Microsoft has a good webmaster toolkit that can tell you whether or not your site is responding properly to the IMS header. Enter a URL in the top box, then select a date in the calendar and click 'TEST'. If your server does not support IMS headers, or misrepresents the last time the page you supply was updated, you should inquire with your server administrator to see about getting better support for If-Modified-Since responses.
How can I submit my page for crawling?
You should only have to submit your site for crawling if it resides on its own top-level domain (e.g. www.icair.org) and isn't linked from a Northwestern page already in the indexer.
If the former is true, please let us know about your URL at firstname.lastname@example.org. If the latter is the case, we suggest you get linked so that the search engine, but more importantly, all of your visitors can get to your site!

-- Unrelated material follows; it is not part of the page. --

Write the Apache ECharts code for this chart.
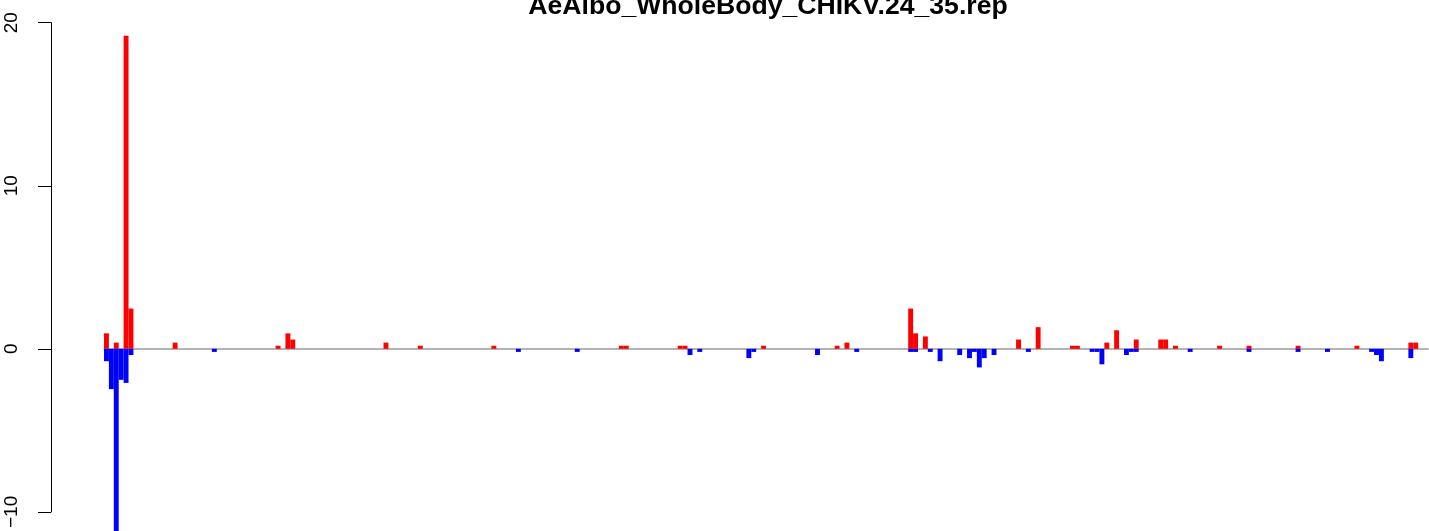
<!DOCTYPE html>
<html>
<head>
<meta charset="utf-8">
<script src="https://cdn.jsdelivr.net/npm/echarts@6/dist/echarts.min.js"></script>
<style>html,body{margin:0;padding:0;background:#fff}#c{width:1429px;height:531px}</style>
</head>
<body>
<div id="c"></div>
<script>
// Number of bins along the x axis
const binCount = 270;
// Positive (red) bars: bin index and value
const redBins   = [0, 2, 4, 5, 14, 35, 37, 38, 57, 64, 79, 105, 106, 117, 118, 134, 149, 151, 164, 165, 167, 186, 190, 197, 198, 204, 206, 210, 215, 216, 218, 227, 233, 243, 255, 266, 267];
const redValues = [0.95, 0.38, 19.2, 2.47, 0.38, 0.19, 0.95, 0.57, 0.38, 0.19, 0.19, 0.19, 0.19, 0.19, 0.19, 0.19, 0.19, 0.38, 2.47, 0.95, 0.76, 0.57, 1.33, 0.19, 0.19, 0.38, 1.14, 0.57, 0.57, 0.57, 0.19, 0.19, 0.19, 0.19, 0.19, 0.38, 0.38];
// Negative (blue) bars: bin index and value
const blueBins   = [0, 1, 2, 3, 4, 5, 22, 84, 96, 119, 121, 131, 132, 145, 153, 164, 165, 168, 170, 174, 176, 177, 178, 179, 181, 188, 201, 202, 203, 208, 209, 210, 221, 233, 243, 249, 258, 259, 260, 266];
const blueValues = [-0.76, -2.47, -11.5, -1.9, -2.09, -0.38, -0.19, -0.19, -0.19, -0.38, -0.19, -0.57, -0.19, -0.38, -0.19, -0.19, -0.19, -0.19, -0.76, -0.38, -0.57, -0.19, -1.14, -0.57, -0.38, -0.19, -0.19, -0.19, -0.95, -0.38, -0.19, -0.19, -0.19, -0.19, -0.19, -0.19, -0.19, -0.38, -0.76, -0.57];
// Y tick labels
const yMin = -10, yMax = 20, yStep = 10;
const titleText = 'AeAlbo_WholeBody_CHIKV.24_35.rep';

const categories = Array.from({length: binCount}, (_, i) => String(i));
const redData = Array(binCount).fill(null);
redBins.forEach((b, i) => { redData[b] = redValues[i]; });
const blueData = Array(binCount).fill(null);
blueBins.forEach((b, i) => { blueData[b] = blueValues[i]; });

const chart = echarts.init(document.getElementById('c'), null, {renderer: 'canvas'});
const font = 'Liberation Sans, Arial, Helvetica, sans-serif';
chart.setOption({
  animation: false,
  backgroundColor: '#ffffff',
  title: {
    text: titleText,
    left: 763,
    textAlign: 'center',
    top: -12,
    textStyle: {fontFamily: font, fontWeight: 'bold', fontSize: 26.6, color: '#000'}
  },
  grid: {left: 104, right: 1, top: 22.7, bottom: 16, containLabel: false},
  xAxis: {
    type: 'category',
    data: categories,
    axisLine: {show: true, onZero: true, lineStyle: {color: '#9a9a9a', width: 1.6}},
    axisTick: {show: false},
    axisLabel: {show: false},
    splitLine: {show: false}
  },
  yAxis: {
    type: 'value',
    min: yMin, max: yMax, interval: yStep,
    offset: 53,
    axisLine: {show: true, lineStyle: {color: '#000', width: 1}},
    axisTick: {show: true, length: 13, lineStyle: {color: '#000', width: 1}},
    axisLabel: {rotate: 90, margin: 30, fontFamily: font, fontSize: 19, color: '#000',
      formatter: v => String(v).replace('-', '\u2212')},
    splitLine: {show: false}
  },
  series: [
    {type: 'bar', data: redData, barWidth: '100%', barGap: '-100%', clip: false,
     itemStyle: {color: '#ff0000'}},
    {type: 'bar', data: blueData, barWidth: '100%', barGap: '-100%', clip: false,
     itemStyle: {color: '#0000ff'}}
  ]
});
</script>
</body>
</html>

Indexing is the process by which the content on your page is examined and ingested into the "index" -- a database of keywords and associated pages (URLs) containing them.
What content is indexed?
The entire page is stored in the index. Specific components of the page are used by the search algorithm to determine relevance based on keyword searches. The easiest way to get your content ranking high for a given term is to include that term in your content! The indexing algorithm ranks pages from three components of the page:
- The text between <title> elements.
- The text in the <meta> description field, e.g.
<META NAME="Description" CONTENT="Your descriptive sentence or two goes here.">
- The document's body contents.
For more information on how to improve each of these areas, see writing for search engines.
What about meta tagging and keywords?
The most recognized meta tagging scheme is the dublin core metaset. A simple dublin core generator tool is available at the NU Library site.
In certain cases, the search appliance has been known to use keywords to solve problems of common mis-spellings, e.g. "beenen" instead of "bienen".